Conviction tossed in killing of LAPD officer 37 years ago
LOS ANGELES (AP) — The California Supreme Court decided unanimously Thursday to overturn a man’s conviction in the killing of a Los Angeles Police Department officer 37 years ago during a traffic stop, according to a newspaper report.
Citing extensive evidence that the defense lawyer for Kenneth Earl Gay was incompetent, the state high court reversed the conviction that sent Gay to death row in Officer Paul Verna’s killing in 1983, the Los Angeles Times reported. Gay is now 60.
The court overturned Gay’s death sentence years ago on the grounds he had an inadequate lawyer, and a new trial was held on whether he should be condemned to death. Another jury recommended death, but the second death sentence also was overturned.
Gay then argued that his lawyer, Daye Shinn, also botched the guilty phase of his trial. Shinn, who was later disbarred and has since died, lied to get Gay’s case, according to evidence.

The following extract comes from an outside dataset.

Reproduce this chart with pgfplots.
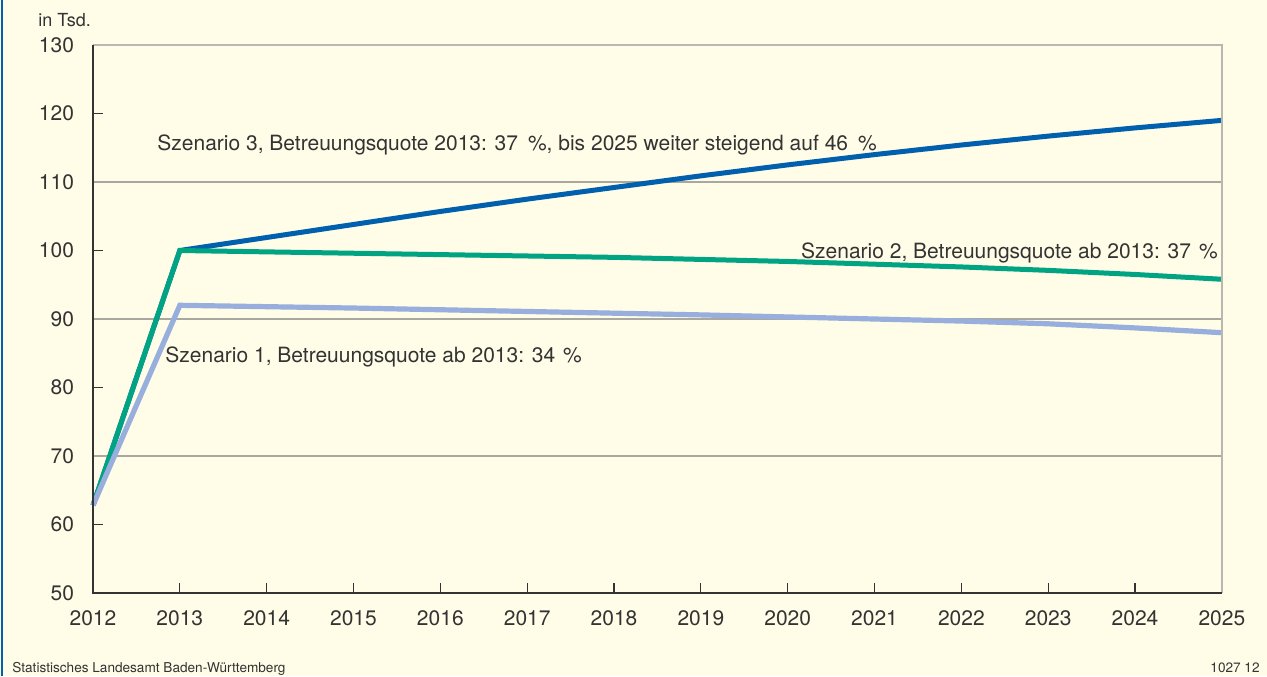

The lawyer also counseled the defendant to admit to incriminating evidence and failed to introduce evidence that might have persuaded a jury to acquit him or spare his life, the newspaper said.
Both Gay and a co-defendant, Raynard Cummings, were passengers in the stolen car stopped by motorcycle officer Verna. Witnesses disagreed about which man shot Verna. Both were convicted and sentenced to death.